● What you will do: Leaving out every picture, retype the lines below from the top through the one that contains "-- (#1+23.5,407) -- (#1+11.5,407)".

● Given material:
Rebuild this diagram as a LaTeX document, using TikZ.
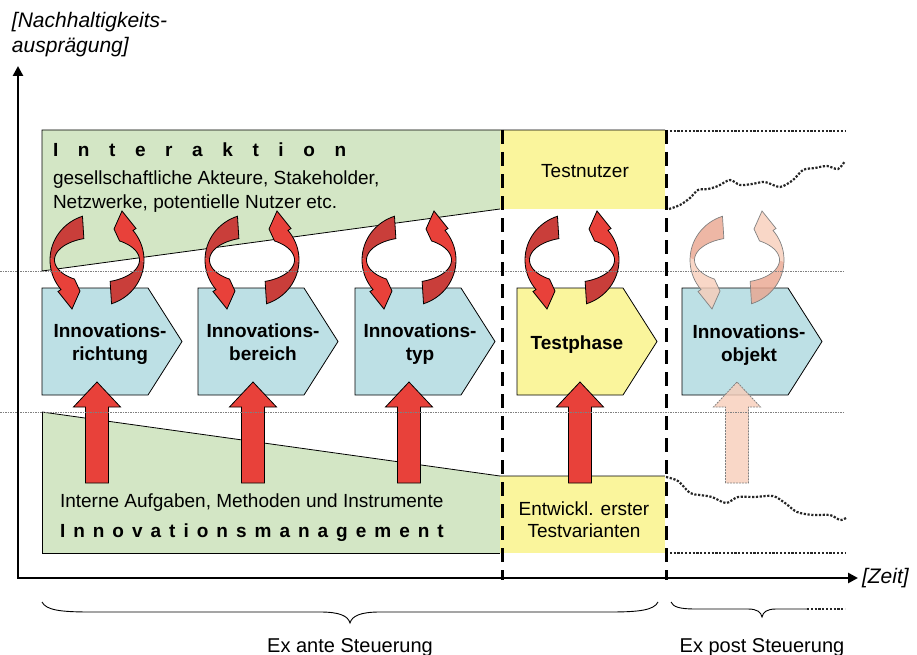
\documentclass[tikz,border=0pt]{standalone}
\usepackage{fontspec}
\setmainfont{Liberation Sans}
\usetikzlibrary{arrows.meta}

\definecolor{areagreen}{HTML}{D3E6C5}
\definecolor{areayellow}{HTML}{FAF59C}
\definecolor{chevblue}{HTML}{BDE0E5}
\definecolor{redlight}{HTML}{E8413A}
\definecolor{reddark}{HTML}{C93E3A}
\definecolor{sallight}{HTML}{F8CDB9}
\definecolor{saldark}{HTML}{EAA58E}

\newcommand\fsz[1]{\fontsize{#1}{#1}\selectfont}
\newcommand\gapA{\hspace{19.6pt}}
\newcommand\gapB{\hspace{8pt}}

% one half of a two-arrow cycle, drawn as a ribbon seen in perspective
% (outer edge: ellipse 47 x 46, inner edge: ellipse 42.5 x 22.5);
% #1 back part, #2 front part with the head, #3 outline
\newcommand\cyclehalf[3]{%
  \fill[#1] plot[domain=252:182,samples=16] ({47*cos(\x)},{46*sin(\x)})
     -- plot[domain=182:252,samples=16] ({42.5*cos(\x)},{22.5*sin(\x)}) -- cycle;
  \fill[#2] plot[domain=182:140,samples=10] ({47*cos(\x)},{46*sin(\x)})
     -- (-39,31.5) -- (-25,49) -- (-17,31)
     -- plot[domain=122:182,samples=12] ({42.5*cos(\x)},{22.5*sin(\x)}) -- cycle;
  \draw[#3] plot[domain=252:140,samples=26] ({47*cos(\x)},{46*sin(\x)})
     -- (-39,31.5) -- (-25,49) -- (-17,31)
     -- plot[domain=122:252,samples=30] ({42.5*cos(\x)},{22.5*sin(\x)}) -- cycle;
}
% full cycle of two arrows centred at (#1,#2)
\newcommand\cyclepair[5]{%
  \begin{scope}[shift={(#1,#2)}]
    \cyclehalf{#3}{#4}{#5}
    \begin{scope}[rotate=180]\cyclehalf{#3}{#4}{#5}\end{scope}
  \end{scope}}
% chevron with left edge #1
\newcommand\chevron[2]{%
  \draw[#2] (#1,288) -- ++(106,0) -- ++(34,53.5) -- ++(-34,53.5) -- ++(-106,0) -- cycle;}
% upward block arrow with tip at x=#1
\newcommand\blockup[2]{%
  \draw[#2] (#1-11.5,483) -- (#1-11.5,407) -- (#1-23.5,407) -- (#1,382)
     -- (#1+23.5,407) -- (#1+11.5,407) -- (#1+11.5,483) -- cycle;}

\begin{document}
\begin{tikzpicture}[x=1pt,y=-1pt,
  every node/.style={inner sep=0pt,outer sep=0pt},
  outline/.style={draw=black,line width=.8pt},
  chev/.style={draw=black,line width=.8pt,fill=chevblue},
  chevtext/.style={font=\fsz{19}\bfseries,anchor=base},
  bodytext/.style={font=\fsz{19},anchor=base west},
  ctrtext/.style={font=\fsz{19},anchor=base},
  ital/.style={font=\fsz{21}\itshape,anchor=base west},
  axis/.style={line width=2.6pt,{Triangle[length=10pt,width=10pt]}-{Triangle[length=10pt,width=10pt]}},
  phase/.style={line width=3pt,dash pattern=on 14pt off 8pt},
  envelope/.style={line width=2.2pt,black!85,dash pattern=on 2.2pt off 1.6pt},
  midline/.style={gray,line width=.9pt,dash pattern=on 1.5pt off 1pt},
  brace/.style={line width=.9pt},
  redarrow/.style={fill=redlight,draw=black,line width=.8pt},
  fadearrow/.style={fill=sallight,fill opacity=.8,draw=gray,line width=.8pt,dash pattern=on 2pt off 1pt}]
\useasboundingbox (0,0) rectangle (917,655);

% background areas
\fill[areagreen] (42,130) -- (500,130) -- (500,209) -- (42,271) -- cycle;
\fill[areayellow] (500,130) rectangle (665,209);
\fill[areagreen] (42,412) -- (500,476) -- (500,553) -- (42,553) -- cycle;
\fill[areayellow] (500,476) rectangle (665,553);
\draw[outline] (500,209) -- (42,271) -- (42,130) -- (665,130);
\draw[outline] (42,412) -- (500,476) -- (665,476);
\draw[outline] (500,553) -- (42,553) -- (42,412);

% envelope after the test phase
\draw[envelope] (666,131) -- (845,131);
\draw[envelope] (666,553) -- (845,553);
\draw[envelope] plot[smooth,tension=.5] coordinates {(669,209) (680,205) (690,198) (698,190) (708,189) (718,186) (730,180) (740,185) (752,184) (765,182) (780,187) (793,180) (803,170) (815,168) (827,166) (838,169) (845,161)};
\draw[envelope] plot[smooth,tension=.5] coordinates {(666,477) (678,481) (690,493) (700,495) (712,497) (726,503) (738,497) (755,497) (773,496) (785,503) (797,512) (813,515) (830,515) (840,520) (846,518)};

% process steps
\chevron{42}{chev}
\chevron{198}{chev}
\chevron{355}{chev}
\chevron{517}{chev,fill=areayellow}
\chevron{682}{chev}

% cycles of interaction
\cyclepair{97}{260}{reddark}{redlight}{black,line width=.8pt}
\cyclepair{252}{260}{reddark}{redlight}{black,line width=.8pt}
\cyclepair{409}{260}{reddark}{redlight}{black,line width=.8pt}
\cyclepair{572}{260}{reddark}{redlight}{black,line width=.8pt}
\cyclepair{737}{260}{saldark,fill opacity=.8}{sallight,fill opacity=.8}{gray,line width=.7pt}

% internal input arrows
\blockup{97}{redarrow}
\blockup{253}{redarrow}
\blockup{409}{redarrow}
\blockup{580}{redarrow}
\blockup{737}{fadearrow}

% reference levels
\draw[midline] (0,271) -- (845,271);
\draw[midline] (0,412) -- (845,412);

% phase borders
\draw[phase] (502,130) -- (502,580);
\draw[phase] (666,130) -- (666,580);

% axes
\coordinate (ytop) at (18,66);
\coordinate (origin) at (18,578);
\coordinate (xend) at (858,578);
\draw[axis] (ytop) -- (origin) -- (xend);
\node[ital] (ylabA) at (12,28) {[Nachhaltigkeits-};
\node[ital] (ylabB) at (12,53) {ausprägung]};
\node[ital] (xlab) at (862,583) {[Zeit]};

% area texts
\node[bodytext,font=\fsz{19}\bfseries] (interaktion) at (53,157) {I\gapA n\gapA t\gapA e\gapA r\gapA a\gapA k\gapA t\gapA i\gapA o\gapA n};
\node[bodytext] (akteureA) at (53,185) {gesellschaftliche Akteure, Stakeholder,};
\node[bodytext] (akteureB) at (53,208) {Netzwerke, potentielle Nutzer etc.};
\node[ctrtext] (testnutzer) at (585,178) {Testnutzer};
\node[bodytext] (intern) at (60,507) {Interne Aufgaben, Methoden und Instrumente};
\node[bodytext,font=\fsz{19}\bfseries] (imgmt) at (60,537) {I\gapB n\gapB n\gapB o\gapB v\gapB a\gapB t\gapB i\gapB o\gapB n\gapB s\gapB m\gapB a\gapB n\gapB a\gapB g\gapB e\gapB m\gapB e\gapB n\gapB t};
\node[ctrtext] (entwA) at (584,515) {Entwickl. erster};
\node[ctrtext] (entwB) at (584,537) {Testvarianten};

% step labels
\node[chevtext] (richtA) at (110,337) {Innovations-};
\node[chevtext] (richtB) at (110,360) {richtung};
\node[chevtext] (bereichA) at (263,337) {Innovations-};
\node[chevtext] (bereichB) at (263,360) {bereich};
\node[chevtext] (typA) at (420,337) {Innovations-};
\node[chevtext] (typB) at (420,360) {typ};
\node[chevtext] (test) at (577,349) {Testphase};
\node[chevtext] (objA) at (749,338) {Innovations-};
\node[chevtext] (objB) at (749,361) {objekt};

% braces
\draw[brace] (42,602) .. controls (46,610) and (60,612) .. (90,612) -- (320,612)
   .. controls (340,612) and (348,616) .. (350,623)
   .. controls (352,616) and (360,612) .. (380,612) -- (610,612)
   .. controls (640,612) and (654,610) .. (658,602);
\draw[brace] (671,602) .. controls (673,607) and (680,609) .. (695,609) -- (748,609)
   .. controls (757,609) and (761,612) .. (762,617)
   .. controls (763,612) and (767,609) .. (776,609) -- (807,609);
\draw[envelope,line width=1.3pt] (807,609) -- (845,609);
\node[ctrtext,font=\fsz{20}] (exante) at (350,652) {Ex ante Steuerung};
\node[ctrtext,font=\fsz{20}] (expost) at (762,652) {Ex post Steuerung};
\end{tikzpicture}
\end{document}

● Answer for the task:
Rebuild this diagram as a LaTeX document, using TikZ.
\documentclass[tikz,border=0pt]{standalone}
\usepackage{fontspec}
\setmainfont{Liberation Sans}
\usetikzlibrary{arrows.meta}

\definecolor{areagreen}{HTML}{D3E6C5}
\definecolor{areayellow}{HTML}{FAF59C}
\definecolor{chevblue}{HTML}{BDE0E5}
\definecolor{redlight}{HTML}{E8413A}
\definecolor{reddark}{HTML}{C93E3A}
\definecolor{sallight}{HTML}{F8CDB9}
\definecolor{saldark}{HTML}{EAA58E}

\newcommand\fsz[1]{\fontsize{#1}{#1}\selectfont}
\newcommand\gapA{\hspace{19.6pt}}
\newcommand\gapB{\hspace{8pt}}

% one half of a two-arrow cycle, drawn as a ribbon seen in perspective
% (outer edge: ellipse 47 x 46, inner edge: ellipse 42.5 x 22.5);
% #1 back part, #2 front part with the head, #3 outline
\newcommand\cyclehalf[3]{%
  \fill[#1] plot[domain=252:182,samples=16] ({47*cos(\x)},{46*sin(\x)})
     -- plot[domain=182:252,samples=16] ({42.5*cos(\x)},{22.5*sin(\x)}) -- cycle;
  \fill[#2] plot[domain=182:140,samples=10] ({47*cos(\x)},{46*sin(\x)})
     -- (-39,31.5) -- (-25,49) -- (-17,31)
     -- plot[domain=122:182,samples=12] ({42.5*cos(\x)},{22.5*sin(\x)}) -- cycle;
  \draw[#3] plot[domain=252:140,samples=26] ({47*cos(\x)},{46*sin(\x)})
     -- (-39,31.5) -- (-25,49) -- (-17,31)
     -- plot[domain=122:252,samples=30] ({42.5*cos(\x)},{22.5*sin(\x)}) -- cycle;
}
% full cycle of two arrows centred at (#1,#2)
\newcommand\cyclepair[5]{%
  \begin{scope}[shift={(#1,#2)}]
    \cyclehalf{#3}{#4}{#5}
    \begin{scope}[rotate=180]\cyclehalf{#3}{#4}{#5}\end{scope}
  \end{scope}}
% chevron with left edge #1
\newcommand\chevron[2]{%
  \draw[#2] (#1,288) -- ++(106,0) -- ++(34,53.5) -- ++(-34,53.5) -- ++(-106,0) -- cycle;}
% upward block arrow with tip at x=#1
\newcommand\blockup[2]{%
  \draw[#2] (#1-11.5,483) -- (#1-11.5,407) -- (#1-23.5,407) -- (#1,382)
     -- (#1+23.5,407) -- (#1+11.5,407) -- (#1+11.5,483) -- cycle;}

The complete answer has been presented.